Today was a really sad day for the area I live in. On the evening of July 4th in Brookings Oregon, a small plane left the Brookings airport to return to the Grants Pass, Oregon area. The plane never arrived home. It went down killing the father, his 17 year old son and his son’s friend. They crashed in the ocean, and they still have not found the plane. It has been a heartbreaking week for this community.

Family and friends have been gathering together for the funeral. People have traveled from far away to be here to show love and support for this family. I have heard nothing but great things about this family and that the father “lived and loved life.”

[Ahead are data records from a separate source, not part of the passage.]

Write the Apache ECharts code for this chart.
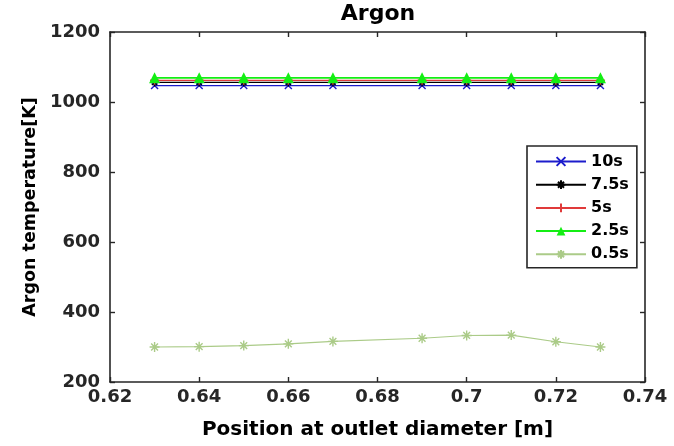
<!DOCTYPE html>
<html>
<head>
<meta charset="utf-8">
<script src="https://cdn.jsdelivr.net/npm/echarts@6/dist/echarts.min.js"></script>
<style>
html,body{margin:0;padding:0;background:#fff;}
#c{width:674px;height:446px;}
</style>
</head>
<body>
<div id="c"></div>
<script>
// Data
const positions = [0.63, 0.64, 0.65, 0.66, 0.67, 0.69, 0.70, 0.71, 0.72, 0.73];
const temp10s  = [1047, 1047, 1047, 1047, 1047, 1047, 1047, 1047, 1047, 1047];
const temp7_5s = [1056, 1056, 1056, 1056, 1056, 1056, 1056, 1056, 1056, 1056];
const temp5s   = [1062, 1062, 1062, 1062, 1062, 1062, 1062, 1062, 1062, 1062];
const temp2_5s = [1069, 1069, 1069, 1069, 1069, 1069, 1069, 1069, 1069, 1069];
const temp0_5s = [300, 301, 304, 309, 316, 325, 333, 334, 315, 300];
const seriesNames = ['10s', '7.5s', '5s', '2.5s', '0.5s'];
const xTicks = [0.62, 0.64, 0.66, 0.68, 0.70, 0.72, 0.74];
const yTicks = [200, 400, 600, 800, 1000, 1200];

const FONT = 'DejaVu Sans';
const AX = '#262626';

function pts(vals){ return positions.map((x,i)=>[x, vals[i]]); }

const CROSS = 'path://M0,0L10,10M10,0L0,10';
const PLUS  = 'path://M5,0L5,10M0,5L10,5';
const STAR  = 'path://M5,0L5,10M0,5L10,5M1.6,1.6L8.4,8.4M8.4,1.6L1.6,8.4';

function mk(name, vals, color, symbol, size, lw, filled){
  return {
    name: name, type: 'line', data: pts(vals),
    symbol: symbol, symbolSize: size, showAllSymbol: true,
    lineStyle: {color: color, width: lw},
    itemStyle: filled ? {color: color, borderWidth: 0}
                      : {color: color, borderColor: color, borderWidth: 1.4},
    emphasis: {disabled: true},
    animation: false, z: 3
  };
}

const chart = echarts.init(document.getElementById('c'), null, {renderer: 'canvas'});
const axisCommon = {
  type: 'value',
  axisLine: {show: true, lineStyle: {color: AX, width: 1.6}},
  axisTick: {show: true, inside: true, length: 5, lineStyle: {color: AX, width: 1.4}},
  splitLine: {show: false}
};
chart.setOption({
  backgroundColor: '#fff',
  animation: false,
  title: {
    text: 'Argon', left: 378, top: 3, textAlign: 'center', padding: 0,
    textStyle: {fontFamily: FONT, fontWeight: 'bold', fontSize: 22, color: '#000'}
  },
  grid: {left: 110, right: 29, top: 32, bottom: 64, containLabel: false},
  legend: {
    orient: 'vertical', left: 527, top: 146,
    data: seriesNames,
    itemWidth: 50, itemHeight: 11, itemGap: 4.2,
    padding: [6, 8, 4, 8],
    backgroundColor: '#fff', borderColor: AX, borderWidth: 1.6, borderRadius: 0,
    textStyle: {fontFamily: FONT, fontWeight: 'bold', fontSize: 16, color: '#000', lineHeight: 19}
  },
  xAxis: [
    Object.assign({}, axisCommon, {
      min: xTicks[0], max: xTicks[xTicks.length-1], interval: 0.02, position: 'bottom',
      axisLabel: {margin: 6, fontFamily: FONT, fontWeight: 'bold', fontSize: 18, color: '#262626',
        formatter: v => String(+(+v).toFixed(2))},
      name: 'Position at outlet diameter [m]', nameLocation: 'middle', nameGap: 38,
      nameTextStyle: {fontFamily: FONT, fontWeight: 'bold', fontSize: 20, color: '#000'}
    }),
    Object.assign({}, axisCommon, {
      min: xTicks[0], max: xTicks[xTicks.length-1], interval: 0.02, position: 'top',
      axisLabel: {show: false}
    })
  ],
  yAxis: [
    Object.assign({}, axisCommon, {
      min: yTicks[0], max: yTicks[yTicks.length-1], interval: 200, position: 'left',
      axisLabel: {margin: 10, fontFamily: FONT, fontWeight: 'bold', fontSize: 18, color: '#262626',
        formatter: v => String(v)},
      name: 'Argon temperature[K]', nameLocation: 'middle', nameGap: 66,
      nameTextStyle: {fontFamily: FONT, fontWeight: 'bold', fontSize: 17.5, color: '#000'}
    }),
    Object.assign({}, axisCommon, {
      min: yTicks[0], max: yTicks[yTicks.length-1], interval: 200, position: 'right',
      axisLabel: {show: false}
    })
  ],
  series: [
    mk('10s',  temp10s,  '#1c1ccc', CROSS, 7, 1.3, false),
    mk('7.5s', temp7_5s, '#000000', STAR, 8, 1.3, false),
    mk('5s',   temp5s,   '#e03a3a', PLUS, 9, 1.3, false),
    mk('2.5s', temp2_5s, '#14ee14', 'triangle', 11, 1.6, true),
    mk('0.5s', temp0_5s, '#abcb88', STAR, 10, 1.1, false)
  ]
});
</script>
</body>
</html>
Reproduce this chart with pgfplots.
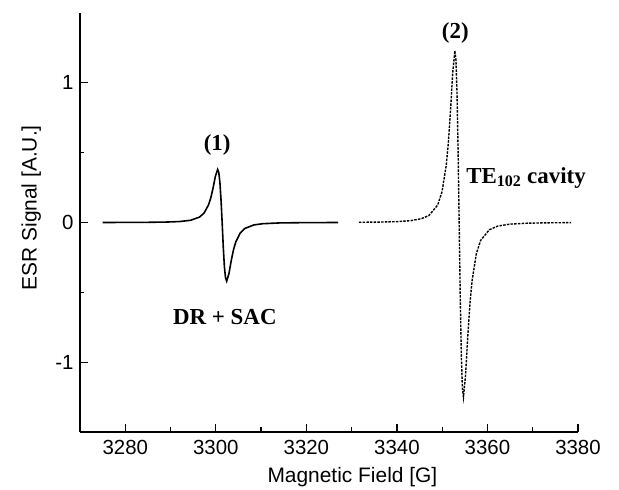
\documentclass[border=0pt]{standalone}
\usepackage{fontspec}
\setmainfont{Liberation Sans}
\newfontfamily\tnr{Liberation Serif}
\usepackage{pgfplots}
\pgfplotsset{compat=1.18}

% ESR spectra
\pgfplotstableread{
x y
3275 0.000
3280 0.0006
3285 0.0013
3289 0.0031
3292 0.0068
3294.4 0.0157
3296.4 0.0388
3297.4 0.0674
3298.4 0.1267
3298.9 0.1777
3299.4 0.248
3299.9 0.331
3300.4 0.380
3300.65 0.359
3300.9 0.288
3301.15 0.162
3301.4 0.000
3301.65 -0.179
3301.9 -0.318
3302.15 -0.397
3302.4 -0.420
3302.9 -0.366
3303.4 -0.274
3303.9 -0.196
3304.4 -0.140
3305.4 -0.0745
3306.4 -0.0428
3308.4 -0.0174
3310.4 -0.0086
3314 -0.0032
3319 -0.0012
3327 0.000
}\sampleone

\pgfplotstableread{
x y
3331.6 0.0015
3336 0.003
3340 0.0063
3343 0.013
3345.4 0.027
3347.1 0.051
3349.0 0.125
3349.95 0.218
3350.9 0.410
3351.375 0.575
3351.85 0.803
3352.325 1.071
3352.8 1.230
3353.04 1.163
3353.275 0.931
3353.51 0.525
3353.75 0.000
3353.99 -0.533
3354.225 -0.946
3354.46 -1.182
3354.7 -1.250
3355.175 -1.089
3355.65 -0.816
3356.125 -0.584
3356.6 -0.417
3357.55 -0.222
3358.5 -0.128
3360.4 -0.052
3362.3 -0.0255
3365 -0.0116
3369 -0.0047
3374 -0.002
3378.5 -0.001
}\sampletwo

\begin{document}
\begin{tikzpicture}
\begin{axis}[
  scale only axis,
  width=498bp, height=419bp,
  xmin=3270, xmax=3380,
  ymin=-1.5, ymax=1.5,
  axis lines=left,
  axis line style={-, line width=1.5bp},
  xtick={3280,3300,...,3380},
  ytick={-1,0,1},
  minor x tick num=1,
  minor y tick num=1,
  tick align=inside,
  major tick length=8bp,
  minor tick length=4.5bp,
  every tick/.style={black, line width=1.3bp},
  /pgf/number format/assume math mode=true,
  /pgf/number format/1000 sep={},
  tick label style={font=\fontsize{20.5}{22}\selectfont},
  xticklabel style={yshift=-5bp},
  yticklabel style={xshift=-3bp},
  label style={font=\fontsize{21}{23}\selectfont},
  xlabel={Magnetic Field [G]},
  ylabel={ESR Signal [A.U.]},
  xlabel style={at={(axis description cs:0.547,-0.107)}, anchor=center},
  ylabel style={at={(axis description cs:-0.098,0.535)}, anchor=center},
  clip=false,
]
\addplot[black, line width=1.6bp] table[x=x, y=y] {\sampleone};
\addplot[black, line width=1.4bp, dash pattern=on 2.5bp off 1.2bp] table[x=x, y=y] {\sampletwo};

\node[font=\tnr\bfseries\fontsize{23}{25}\selectfont] at (axis cs:3300.3,0.555) {(1)};
\node[font=\tnr\bfseries\fontsize{23}{25}\selectfont] at (axis cs:3352.9,1.355) {(2)};
\node[font=\tnr\bfseries\fontsize{23}{25}\selectfont] at (axis cs:3302,-0.68) {DR + SAC};
\node[font=\tnr\bfseries\fontsize{23}{25}\selectfont, anchor=base west, inner sep=0pt] at (axis cs:3355.3,0.281) {TE\textsubscript{102} cavity};
\end{axis}
\path (current axis.south west) ++(-80bp,-56bp) rectangle ++(619bp,488bp);
\end{tikzpicture}
\end{document}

It reminded me of a poem written by Linda Ellis about dates on a headstone. The dates are important, but what mattered most was the dash between the years: The Dash. This tragic event re-taught me about the lives we live, the lives our ancestors lived. I guess that is what we do as genealogist. Try and figure out what our ancestors did with their dash.

Listen to Linda Ellis read her poem, "The Dash."

It’s also a reminder to me to spend some quality time with the living. Put down the cell phone, turn off the technology and even walk away from the computer. How do they say it? “Take time to smell the roses.” It’s a reminder to me also that we need to be a bit kinder, love a bit harder, be more accepting and a lot more tolerant and forgiving.

It’s a reminder that we can make a difference in someone else’s life, maybe it’s just a smile or a wave. Maybe it’s just a look up here or a search help there. As we continue to live our dash between the dates, may we step up and be a better person. Yep, that’s what I learned today.